Por eso, no puedo discutir con la gente que milita en contra del aborto legal. No puedo bajar a su nivel de cinismo, indiferencia, desprecio por la vida humana. No puedo reducirme a una piltrafa individualista que considera que como no le va a pasar puede mandar al resto a sufrir porque «es su deber«. No puedo dialogar con gente que insiste en que «su posición no daña a nadie» cuando se nos mueren pibas por abortos clandestinos. No puedo conversar con quienes han decidido que tienen el derecho de ignorar las muertes de mujeres porque se ajusta más cómodamente a su propia realidad, y no puedo discutir con esas personas porque yo fui una de ellas en mis absurdos y prejuiciosos diecisiete años, y sé que mantuve esa postura justamente por desprecio y prejuicio. No puedo disculpar su postura ni dispensar su ignorancia. No puedo porque esa ignorancia es cómplice de la indiferencia en la que se abandona a los cuerpos a sufrir la clandestinidad de un aborto y sus terribles consecuencias.

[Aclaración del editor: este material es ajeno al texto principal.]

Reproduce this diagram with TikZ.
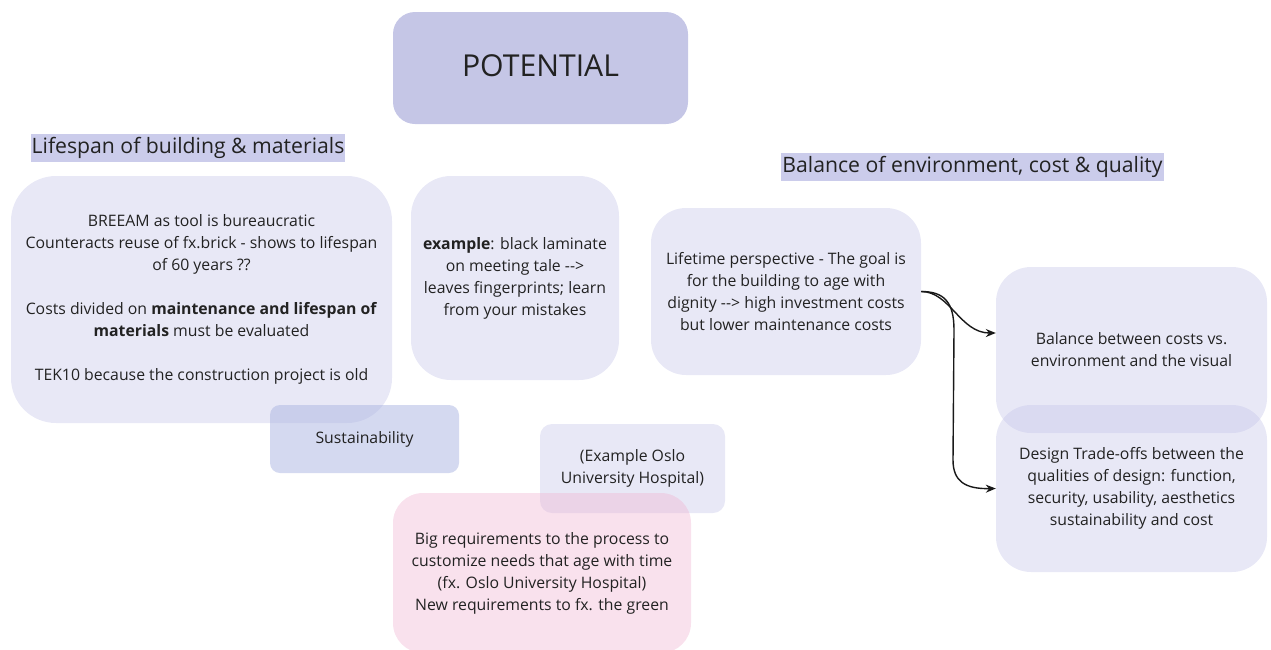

Ayer se nos murió la cuarta piba en una semana y media, la segunda en dos días, a causa de un aborto clandestino. Se nos fueron dos pibas, y dejaron un saldo de cinco niñes huérfanes. Aún hoy hay gente antiderechos que no se conmueve y tuitea cegada de odio, exigiendo a través de un ejército de trolls que nada cambie, que sigan muriendo mujeres por abortos clandestinos. Dos se nos fueron en los últimos días. Ojalá nunca, nunca te pase. A nadie más.